Agility cannot be underestimated in a company’s overall cost control strategy. Not only can a more agile supply chain help companies weather even the most dramatic global crises, it can help them come out on top on the other end of a crisis because the embraced rather than tried to control or avoid uncertainty.
For example, says Hoffman, uncertainty caused by changes in consumer behavior, like a shift in spending habits (prioritizing experiences over physical goods or tightening wallets that shift to more spending on private label versus branded products) often catches companies off-guard. An AI-enabled planning platform can use predictive analytics to spot this kind of market trend and proactively make adjustments. In doing so, it also takes into account the many players throughout the supply chain who could be impacted, including internal decision-makers, external suppliers and other outside partners.

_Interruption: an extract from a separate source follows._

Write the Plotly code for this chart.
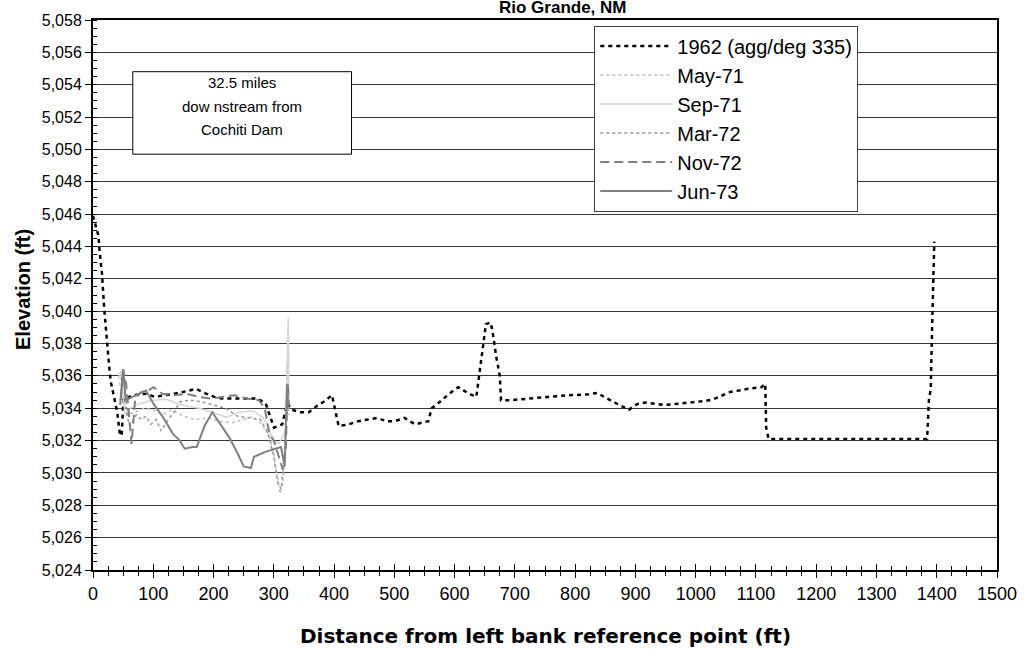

During times of uncertainty, companies that understand the changing market needs and pivot early gain a significant head start. Because they were able to quickly shift their strategies, they are better prepared to handle the rebound effects down the line, resulting in long-term savings.
Pradhan says that, at the end of the day, it’s all about making better, faster decisions. Yesterday’s technology simply isn’t compatible with the needs of modern supply chains. But with the rise of AI-driven approaches like decision intelligence, companies can invest in the necessary tools not only to keep up, but to thrive in an increasingly complex economy.
“In a world where things seem to go wrong more often, more frequently and with more impacts,” Ellis adds, “these solutions are essential.” Companies that can respond with a real-time, data-driven plan will reap the benefits.